Srebrenica
Het proces tegen generaal Mladic is één van de meer dan twintig zaken voor het Joegoslavië-tribunaal waar de feiten rond de genocide in Srebrenica worden (en werden) onderzocht. En toch, zei aanklager Dermot Groome deze week tegen een groep internationale studenten met wie ik het tribunaal bezocht, brengt iedere zaak weer nieuwe inzichten. De dagboeken van Mladic (3500 pagina’s)bijvoorbeeld die in 2010 ingemetseld in het huis van de generaal werden gevonden geven nieuwe informatie over de rol van de Servische regering bij de val van het Bosnische Srebrenica.
Over inzichten in de gebeurtenissen in Srebrenica ging het deze week ook bij de Hoge Raad. Deze boog zich over de zaak van de families van de Dutchbat-tolk Hassan Nuhanovic en de Dutchbat-electricien Mustafic tegen de Nederlandse staat. Zij houden de Nederlandse staat mede aansprakelijk voor de dood van de ouders en broer van Nuhanovic en van Mustafic omdat Dutchbatters hen geen bescherming wilde geven op de Nederlandse compound toen Srebrenica onder de voet werd gelopen door de Bosnische Serviërs. Het Hof had de Bosniërs in het gelijk gesteld. De Staat ging in cassatie. De in moreel en juridische zin gecompliceerde zaak is terug te brengen op drie kwesties. De Hoge Raad moet een antwoord geven op de vraag of Nederland rechtsmacht heeft over de gedragingen van de leden van Dutchbat. Deze opereerde immers onder de verantwoordelijkheid van de VN. Ten tweede buigt de Hoge Raad zich over de vraag of Dutchbat ‘effective control’ had over hetgeen zich op de compound afpeelde. En ten slotte moet ons hoogste rechtscollege antwoord geven op de vraag of de Dutchbatters wisten wat er zou gebeuren met degenen die zij van de compound stuurden. Met betrekking tot dit laatste heikele punt stelde de staat dat Dutchbat ‘met de wetenschap van toen’ niet had kunnen weten dat hun handelen desastreuze gevolgen zou hebben. Dat vind ik een vreemde voorstelling van zaken. De moslims waren massaal naar de compound van Dutchbat gevlucht omdat zij de agressie van de Serviërs vreesden. Dutchbat wilde zelf ook zo snel mogelijk vertrekken omdat het doodsbang was voor de overmacht en het geweld van de Serviërs. De advocaten van Nuhanovic en Mustafic brachten de rechters in herinnering dat men vanuit de compound lijken kon zien liggen. Belangrijker lijkt me het gegeven dat het zomer 1995 was. Er waren vier jaren van etnische zuiveringen voorafgegaan. In die vier jaar waren er 100 duizend doden gevallen. Sterker nog, in 1995 dacht men nog dat er 250 duizend slachtoffers waren gevallen, een aantal dat pas later naar aanleiding van gedegen onderzoek naar beneden bijgesteld moest worden.

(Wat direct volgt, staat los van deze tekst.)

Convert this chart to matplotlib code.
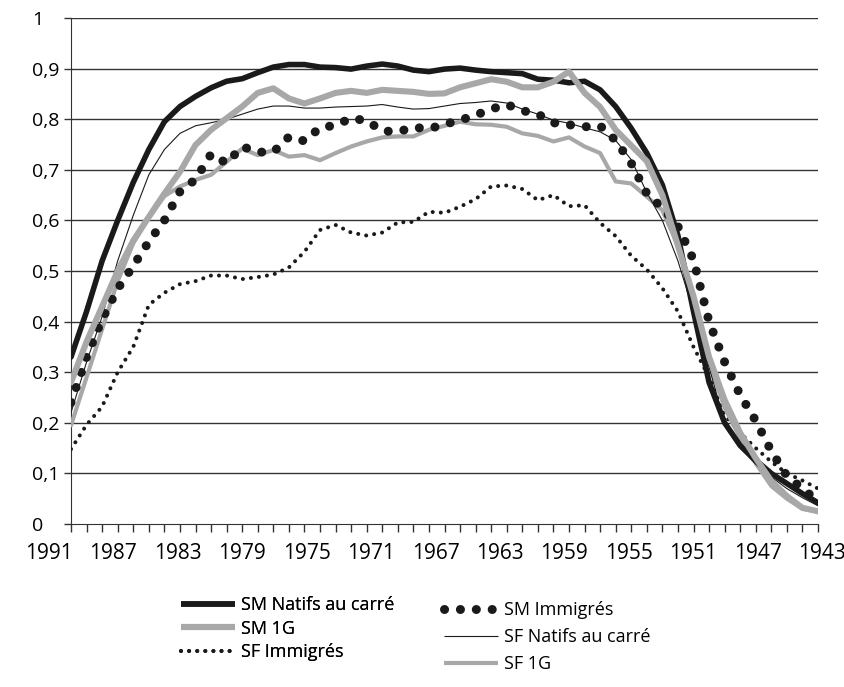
import matplotlib
matplotlib.use("Agg")
import matplotlib.pyplot as plt
import numpy as np
from matplotlib.lines import Line2D
from matplotlib.transforms import ScaledTranslation

plt.rcParams['font.family'] = ['Open Sans', 'DejaVu Sans']

years = np.arange(1991, 1942, -1)  # 1991 ... 1943

sm_natifs = [0.33, 0.42, 0.52, 0.60, 0.675, 0.74, 0.795, 0.825, 0.845, 0.862,
             0.875, 0.88, 0.892, 0.903, 0.908, 0.908, 0.903, 0.902, 0.899, 0.905,
             0.909, 0.905, 0.897, 0.894, 0.899, 0.901, 0.897, 0.894, 0.892, 0.890,
             0.879, 0.877, 0.872, 0.875, 0.858, 0.825, 0.782, 0.733, 0.67, 0.57,
             0.42, 0.28, 0.20, 0.155, 0.126, 0.10, 0.08, 0.06, 0.042]
sm_immig = [0.24, 0.33, 0.405, 0.465, 0.51, 0.558, 0.60, 0.657, 0.681, 0.731,
            0.713, 0.746, 0.735, 0.735, 0.765, 0.757, 0.783, 0.788, 0.802, 0.797,
            0.777, 0.775, 0.784, 0.781, 0.79, 0.798, 0.808, 0.82, 0.829, 0.817,
            0.81, 0.793, 0.789, 0.785, 0.787, 0.758, 0.713, 0.653, 0.625, 0.588,
            0.522, 0.40, 0.32, 0.255, 0.204, 0.144, 0.095, 0.07, 0.045]
sm_1g = [0.28, 0.36, 0.43, 0.50, 0.56, 0.607, 0.653, 0.696, 0.749, 0.779,
         0.802, 0.825, 0.852, 0.861, 0.841, 0.831, 0.841, 0.852, 0.856, 0.852,
         0.858, 0.856, 0.854, 0.85, 0.851, 0.863, 0.871, 0.879, 0.874, 0.863,
         0.863, 0.874, 0.894, 0.852, 0.824, 0.779, 0.748, 0.717, 0.65, 0.55,
         0.45, 0.33, 0.245, 0.18, 0.13, 0.085, 0.055, 0.032, 0.025]
sf_natifs = [0.22, 0.32, 0.41, 0.52, 0.61, 0.69, 0.74, 0.772, 0.787, 0.793,
             0.80, 0.81, 0.82, 0.826, 0.826, 0.822, 0.822, 0.824, 0.825, 0.826,
             0.829, 0.824, 0.82, 0.821, 0.826, 0.831, 0.833, 0.836, 0.832, 0.82,
             0.81, 0.798, 0.792, 0.783, 0.775, 0.758, 0.72, 0.655, 0.60, 0.52,
             0.42, 0.31, 0.20, 0.15, 0.118, 0.093, 0.07, 0.052, 0.036]
sf_immig = [0.148, 0.196, 0.232, 0.30, 0.35, 0.433, 0.457, 0.474, 0.48, 0.491,
            0.491, 0.484, 0.488, 0.493, 0.507, 0.538, 0.581, 0.591, 0.576, 0.57,
            0.576, 0.596, 0.597, 0.617, 0.615, 0.627, 0.642, 0.667, 0.669, 0.662,
            0.64, 0.65, 0.628, 0.63, 0.595, 0.569, 0.53, 0.503, 0.466, 0.42,
            0.35, 0.29, 0.215, 0.18, 0.15, 0.123, 0.10, 0.086, 0.07]
sf_1g = [0.195, 0.29, 0.385, 0.48, 0.555, 0.605, 0.648, 0.667, 0.68, 0.69,
         0.716, 0.742, 0.729, 0.739, 0.726, 0.729, 0.719, 0.733, 0.746, 0.756,
         0.764, 0.766, 0.766, 0.779, 0.787, 0.795, 0.79, 0.789, 0.785, 0.772,
         0.767, 0.756, 0.764, 0.746, 0.733, 0.677, 0.673, 0.647, 0.62, 0.55,
         0.43, 0.32, 0.23, 0.17, 0.12, 0.075, 0.05, 0.03, 0.025]

yticks = [0, 0.1, 0.2, 0.3, 0.4, 0.5, 0.6, 0.7, 0.8, 0.9, 1]
ylabels = ['0', '0,1', '0,2', '0,3', '0,4', '0,5', '0,6', '0,7', '0,8', '0,9', '1']
xlabels = [1991, 1987, 1983, 1979, 1975, 1971, 1967, 1963, 1959, 1955, 1951, 1947, 1943]

BLACK = '#1a1a1a'
GRAY = '#a8a8a8'

# name: (values, colour, linewidth, linestyle, zorder)
series = {
    'SF Immigrés': (sf_immig, BLACK, 2.9, (0, (0.01, 2.0)), 3),
    'SF 1G': (sf_1g, GRAY, 3.0, '-', 3),
    'SM Immigrés': (sm_immig, BLACK, 6.5, (0, (0.01, 1.75)), 4),
    'SF Natifs au carré': (sf_natifs, BLACK, 0.8, '-', 5),
    'SM Natifs au carré': (sm_natifs, BLACK, 4.0, '-', 4),
    'SM 1G': (sm_1g, GRAY, 4.4, '-', 5),
}

fig = plt.figure(figsize=(8.45, 6.87), dpi=100)
ax = fig.add_axes([71/845, 1 - 524/687, (818 - 71)/845, (524 - 18)/687])

for name, (vals, col, lw, ls, z) in series.items():
    ax.plot(years, vals, color=col, lw=lw, linestyle=ls, dash_capstyle='round',
            solid_capstyle='round', solid_joinstyle='round', zorder=z)

ax.set_xlim(1991, 1943)
ax.set_ylim(0, 1)
ax.set_xticks(xlabels)
ax.set_xticklabels([str(v) for v in xlabels])
ax.set_xticks(years, minor=True)
ax.set_yticks(yticks)
ax.set_yticklabels(ylabels, ha='left')
ax.tick_params(axis='x', which='both', length=6, width=1, color='#333333',
               direction='out', labelsize=15, pad=8)
ax.tick_params(axis='y', length=5, width=1, color='#333333', labelsize=14, pad=23)

# year labels in the source are spread a little wider than the ticks
for k, lab in enumerate(ax.get_xticklabels()):
    dx = (-22 + k * 26 / 12) / 100
    lab.set_transform(lab.get_transform() + ScaledTranslation(dx, 0, fig.dpi_scale_trans))

for v in yticks[1:]:
    ax.axhline(v, color='#333333', lw=1.0, zorder=1)
for s in ['top', 'right']:
    ax.spines[s].set_visible(False)
ax.spines['left'].set_color('#333333')
ax.spines['bottom'].set_color('#333333')


def proxy(name):
    vals, col, lw, ls, z = series[name]
    return Line2D([], [], color=col, lw=lw, linestyle=ls, dash_capstyle='round',
                  solid_capstyle='butt')


col1 = ['SM Natifs au carré', 'SM 1G', 'SF Immigrés']
col2 = ['SM Immigrés', 'SF Natifs au carré', 'SF 1G']

leg1 = fig.legend([proxy(n) for n in col1], col1, loc='upper left',
                  bbox_to_anchor=(165/845, 1 - 580/687), frameon=False,
                  fontsize=13, handlelength=3.0, handletextpad=0.3, labelspacing=0.3)
fig.add_artist(leg1)
fig.legend([proxy(n) for n in col2], col2, loc='upper left',
           bbox_to_anchor=(428/845, 1 - 585/687), frameon=False,
           fontsize=13, handlelength=3.0, handletextpad=0.3, labelspacing=0.5)

fig.savefig('out.png', dpi=100)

De kennis over de gebeurtenissen in Srebrenica die wij nu hebben is vele malen groter dan in 1995. De zaken bij het Joegoslavië-tribunaal hebben een belangrijke bijdrage geleverd aan de waarheidsvinding en doen dat – zie de zaak Mladic – nog steeds. Maar dat het een groot risico was om moslims in de armen van de Bosnische Serviërs te drijven dat wist men toen echt al.